Le système de financement pluriannuel de l’Union européenne (UE) est à bout de souffle, il faut le réformer. C’est la première leçon que l’on doit tirer du Conseil européen des 7 et 8 février, qui a réduit le budget pour la période 2013-2020 à 1 % du PIB, alors que l’Europe s’enfonce dans la récession et nourrit les populismes.

Ce système est absurde : à un an des élections européennes de 2014, qui désigneront pour cinq ans un nouveau Parlement et une nouvelle Commission, le Conseil et le Parlement -élu en 2009-, sont invités à décider ce que seront les budgets de l’Union pour les sept prochaine années ! Alors que nul ne sait si la Grande-Bretagne sera toujours des nôtres, ni si l’Union à 28 – avec la Croatie- ne sera pas devenue une Union à 30.

Le budget pluriannuel doit être voté pour cinq ans, en début de chaque législature, par le Conseil et le Parlement nouvellement élu.

Ce système est désagrégateur : il pousse à l’affrontement des intérêts nationaux les plus étroits, au détriment de l’intérêt général européen. L’essentiel des ressources provient des contributions nationales des Etats membres. Parmi ceux-ci, certains sont eurosceptiques et souhaitent, par principe, réduire le budget européen au minimum. D’autres s’estiment trop taxés et veulent aussi abaisser leur quote-part. D’autres enfin, sont surendettés et mis en demeure par la Commission et les marchés financiers de rétablir au plus vite l’équilibre de leurs comptes. On comprend qu’ils aspirent également à réduire leur effort.

La conjonction des trois tire le budget européen vers le bas. Chacun exige de recevoir de l’Union autant qu’il lui a versé et si possible davantage. C’est le mécanisme du « juste retour », armé en son temps par Margaret Thatcher.

Il faut réformer ce système et promouvoir des modes de financement qui ne dépendent pas des gouvernements des Etats membres : développer des « ressources propres ». C’est l’une des quatre exigences avancées par les présidents des groupes parlementaires européens, comme condition à l’approbation du « cadre financier pluriannuel », soumis au vote des députés en juillet 2013, et sans doute la principale.

Parmi les propositions en débat, certaines sont déjà sur les rails: c’est le cas par exemple de la taxe sur les transactions financières, soutenue par onze Etats membres, dont l’Allemagne. Elle devrait entrer en vigueur dès janvier 2014 sur le mode d’une « coopération renforcée » et rapporter 35 milliards. C’est aussi le cas des obligations européennes dédiées à des projets -les Europrojects- visant à cofinancer les grands programmes européens d’infrastructure et de transition énergétique. Dans le « Pacte de croissance » adopté à l’instigation de François Hollande en juin dernier, 4 milliards d’euros sont consacrés, via la Banque européenne d’investissement, à lever des telles obligations, à titre expérimental. Il faut passer de l’expérimentation au développement à grande échelle.

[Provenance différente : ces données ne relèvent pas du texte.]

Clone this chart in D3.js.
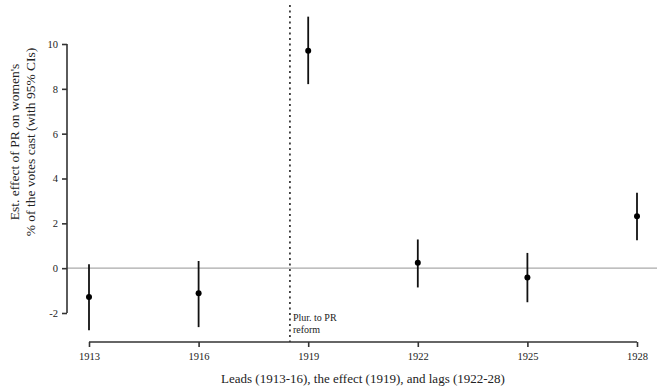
<!DOCTYPE html>
<html>
<head>
<meta charset="utf-8">
<script src="https://cdn.jsdelivr.net/npm/d3@7"></script>
<style>
  body { margin: 0; background: #fff; }
  text { font-family: "Liberation Serif", "DejaVu Serif", serif; fill: #222; }
</style>
</head>
<body>
<div id="chart"></div>
<script>
// estimates
var years = [1913, 1916, 1919, 1922, 1925, 1928];
var est   = [-1.29, -1.12, 9.70, 0.24, -0.42, 2.32];
var lower = [-2.77, -2.63, 8.21, -0.86, -1.52, 1.25];
var upper = [0.18, 0.32, 11.22, 1.28, 0.68, 3.36];
var yTicks = [-2, 0, 2, 4, 6, 8, 10];
var reformYear = 1918.5;

var width = 657, height = 389;

var svg = d3.select("#chart").append("svg")
    .attr("width", width)
    .attr("height", height);

var x = d3.scaleLinear().domain([1913, 1928]).range([89, 637]);
var y = d3.scaleLinear().domain([-2, 10]).range([313, 44]);
var axisY = 342, axisX = 67;

// zero reference line
svg.append("line")
    .attr("x1", axisX).attr("x2", width)
    .attr("y1", y(0)).attr("y2", y(0))
    .attr("stroke", "#aaa").attr("stroke-width", 1.4);

// reform line
svg.append("line")
    .attr("x1", x(reformYear)).attr("x2", x(reformYear))
    .attr("y1", 5).attr("y2", axisY)
    .attr("stroke", "#222").attr("stroke-width", 1.6)
    .attr("stroke-dasharray", "2,3.5");

svg.append("text")
    .attr("x", x(reformYear) + 3).attr("y", 321)
    .style("font-size", "10px")
    .text("Plur. to PR");
svg.append("text")
    .attr("x", x(reformYear) + 3).attr("y", 333)
    .style("font-size", "10px")
    .text("reform");

// y axis (plain hyphen for negatives, like the original)
var yAxis = svg.append("g")
    .attr("transform", "translate(" + axisX + ",0)")
    .call(d3.axisLeft(y).tickValues(yTicks).tickFormat(function(d) { return String(d); })
      .tickSize(5).tickPadding(4));

// x axis
var xAxis = svg.append("g")
    .attr("transform", "translate(0," + axisY + ")")
    .call(d3.axisBottom(x).tickValues(years).tickFormat(d3.format("d")).tickSize(5).tickPadding(6));

[yAxis, xAxis].forEach(function(g) {
  g.select(".domain").attr("stroke", "#333").attr("stroke-width", 1.6);
  g.selectAll(".tick line").attr("stroke", "#333").attr("stroke-width", 1.6);
  g.selectAll(".tick text")
    .style("font-family", "'Liberation Serif', serif")
    .style("font-size", "10.5px")
    .attr("fill", "#222");
});
// d3 draws outer tick stubs on the domain; remove them
yAxis.select(".domain").attr("d", "M0," + y(10) + "V" + y(-2));
xAxis.select(".domain").attr("d", "M" + x(1913) + ",0H" + x(1928));

// confidence intervals
svg.selectAll(".ci")
    .data(years)
  .enter().append("line")
    .attr("x1", function(d) { return x(d); })
    .attr("x2", function(d) { return x(d); })
    .attr("y1", function(d, i) { return y(upper[i]); })
    .attr("y2", function(d, i) { return y(lower[i]); })
    .attr("stroke", "#111").attr("stroke-width", 1.8);

// point estimates
svg.selectAll(".pt")
    .data(years)
  .enter().append("circle")
    .attr("cx", function(d) { return x(d); })
    .attr("cy", function(d, i) { return y(est[i]); })
    .attr("r", 3)
    .attr("fill", "#000");

// axis titles
svg.append("text")
    .attr("x", 363).attr("y", 383)
    .attr("text-anchor", "middle")
    .style("font-size", "13px")
    .text("Leads (1913-16), the effect (1919), and lags (1922-28)");

var yl = svg.append("text")
    .attr("transform", "translate(19,142) rotate(-90)")
    .attr("text-anchor", "middle")
    .style("font-size", "13.5px");
yl.append("tspan").attr("x", 0).attr("dy", 0).text("Est. effect of PR on women's");
yl.append("tspan").attr("x", 0).attr("dy", 15.5).text("% of the votes cast (with 95% CIs)");
</script>
</body>
</html>
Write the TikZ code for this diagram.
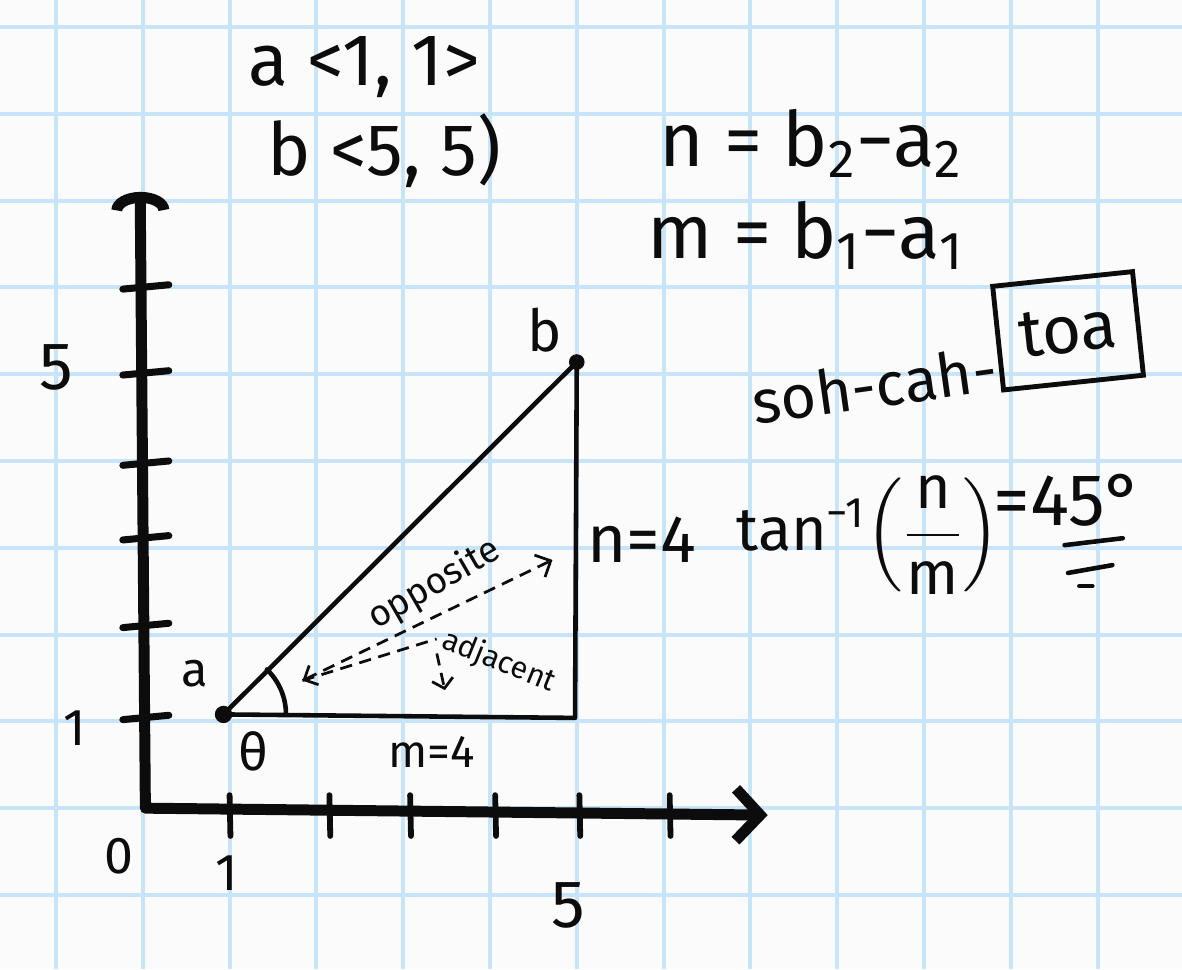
\documentclass[tikz,border=0pt]{standalone}
\usepackage{amsmath}
\usepackage{fontspec}
\setmainfont{Fira Sans}
\usetikzlibrary{arrows.meta}
\definecolor{gridblue}{RGB}{200,228,248}
\definecolor{paper}{RGB}{251,251,251}
\definecolor{ink}{RGB}{12,12,12}
\tikzset{
  inkline/.style={draw=ink, line width=1.5pt, line cap=round, line join=round},
  axisline/.style={draw=ink, line width=3.6pt, line cap=round, line join=round},
  tickmark/.style={draw=ink, line width=2.3pt, line cap=round},
  hand/.style={text=ink, inner sep=0pt, font=\fontsize{#1}{#1}\selectfont},
  hand/.default=22,
  dashedink/.style={draw=ink, line width=0.9pt, dash pattern=on 4pt off 2.5pt},
  dotnode/.style={circle, fill=ink, inner sep=0pt, minimum size=0.2cm},
}
\begin{document}
\begin{tikzpicture}
\fill[paper] (-1.645,-1.853) rectangle (11.973,9.311);
\useasboundingbox (-1.645,-1.853) rectangle (11.973,9.311);
\draw[gridblue, line width=1.3pt] (-1.645,-1.853) grid (11.973,9.311);

% axes
\coordinate (O) at (0.03,0);
\coordinate (ytop) at (-0.03,7.1);
\coordinate (xend) at (7.2,-0.08);
\draw[axisline, {Arc Barb[length=6pt,width=19pt]}-{Straight Barb[length=8pt,width=17pt]}] (ytop) -- (O) -- (xend);
\foreach \v in {1.04,2.1,3.11,3.97,5.01,6.0}
  \draw[tickmark] (-0.23,\v-0.02) -- (0.3,\v+0.03);
\foreach \u in {1.0,2.15,3.08,4.06,5.03,6.07}
  \draw[tickmark, line width=1.9pt] (\u,0.15) -- (\u+0.01,-0.32);

\node[hand=22] (ly5) at (-1.0,5.08) {5};
\node[hand=17] (ly1) at (-0.78,0.92) {1};
\node[hand=17] (l0) at (-0.28,-0.55) {0};
\node[hand=17] (lx1) at (0.97,-0.75) {1};
\node[hand=22] (lx5) at (4.9,-1.12) {5};

% triangle
\node[dotnode] (a) at (0.93,1.08) {};
\node[dotnode, minimum size=0.18cm] (b) at (5.0,5.14) {};
\coordinate (c) at (4.98,1.04);
\draw[inkline] (a.center) -- (b.center) -- (c) -- (a.center);
\draw[inkline] ([xshift=0.72cm]a.center) arc[start angle=0, end angle=46, radius=0.72cm];

\node[hand=16] (la) at (0.6,1.55) {a};
\node[hand=19] (lb) at (4.63,5.51) {b};
\node[hand=17] (th) at (1.27,0.65) {θ};
\node[hand=15] (mlab) at (3.33,0.65) {m=4};
\node[hand=22] (nlab) at (5.75,3.09) {n=4};

% opposite / adjacent
\coordinate (tip) at (1.84,1.47);
\coordinate (oppend) at (4.72,2.86);
\node[hand=12, rotate=30] (opp) at (3.36,2.58) {opposite};
\node[hand=10, rotate=-22] (adj) at (4.10,1.69) {adjacent};
\draw[dashedink, {Straight Barb[length=3.5pt,width=7pt]}-{Straight Barb[length=4pt,width=8pt]}] (tip) -- (oppend);
\draw[dashedink] (tip) -- ([xshift=-2pt]adj.west);
\coordinate (adjfoot) at (3.48,1.36);
\draw[dashedink, -{Straight Barb[length=3pt,width=7pt]}] (adj.south west) -- (adjfoot);

% top-left vectors
\node[hand=24] (va) at (2.55,8.54) {a <1, 1>};
\node[hand=24] (vb) at (2.78,7.58) {b <5, 5)};

% formulas
\node[hand=25] (fn) at (7.70,7.66) {n = b\textsubscript{2}−a\textsubscript{2}};
\node[hand=25] (fm) at (7.64,6.60) {m = b\textsubscript{1}−a\textsubscript{1}};

% soh-cah-toa
\node[hand=20, rotate=8] (soh) at (8.43,4.87) {soh-cah-};
\node[hand=22, draw=ink, line width=1.6pt, rotate=6, minimum width=1.62cm, minimum height=1.2cm] (toa) at (10.66,5.5) {toa};

% tan
\node[hand=20] (tanx) at (8.36,3.15) {tan\textsuperscript{−1}$\left(\dfrac{\text{n}}{\text{m}}\right)$};
\node[hand=24] (ans) at (10.66,3.55) {=45°};
\coordinate (u1a) at (10.62,3.03); \coordinate (u1b) at (11.29,3.11);
\coordinate (u2a) at (10.66,2.71); \coordinate (u2b) at (11.17,2.80);
\coordinate (u3a) at (10.79,2.56); \coordinate (u3b) at (10.94,2.56);
\draw[inkline] (u1a) -- (u1b);
\draw[inkline] (u2a) -- (u2b);
\draw[inkline] (u3a) -- (u3b);
\end{tikzpicture}
\end{document}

D’autres propositions, étudiées de longue date par les services de la Commission, sont remises sur la table. Il en est ainsi de la TVA européenne (1% ajouté à la TVA perçue par les Etats); de l’impôt européen additionnel sur les sociétés; du prélèvement d’une partie des revenus générés par la bourse d’échange des quotas d’émission de CO2; de diverses taxes : sur les transports aériens, sur le tabac et l’alcool, les jeux en ligne…

A quoi certains ajoutent la ressource spécifique que fournirait le budget de la zone euro, si d’aventure il voyait le jour.

Toutes ces « ressources propres » ne sont pas également réalistes. La mise en œuvre des plus opérationnelles d’entre elles permettrait toutefois d’émanciper le budget de l’Union des budgets nationaux et de leur logique de rabais, d’exceptions, et de juste retour.

L’Union européenne ne manque pas de projets pertinents et ambitieux, elle manque des moyens de les financer.

C’est pourquoi l’Europe de l’énergie, du haut débit, de la Recherche, des biotechnologies, des nouveaux matériaux, des transports propres et multimodaux, etc. reste pour l’essentiel dans les dossiers, au détriment de la croissance.

Or sans retour à la croissance, rien n’est possible en Europe : ni le désendettement des Etats en difficulté, ni le redéploiement de nos sociétés vers les industries d’avenir, ni leur transition vers l’économie verte.

« En l’état, nous ne le voterons pas », ont déclaré au sujet du budget les présidents des principaux groupes parlementaires européens. Nous avons quatre mois pour améliorer le compromis décevant des 7 et 8 février. Et en particulier, pour obtenir de nouvelles ressources propres.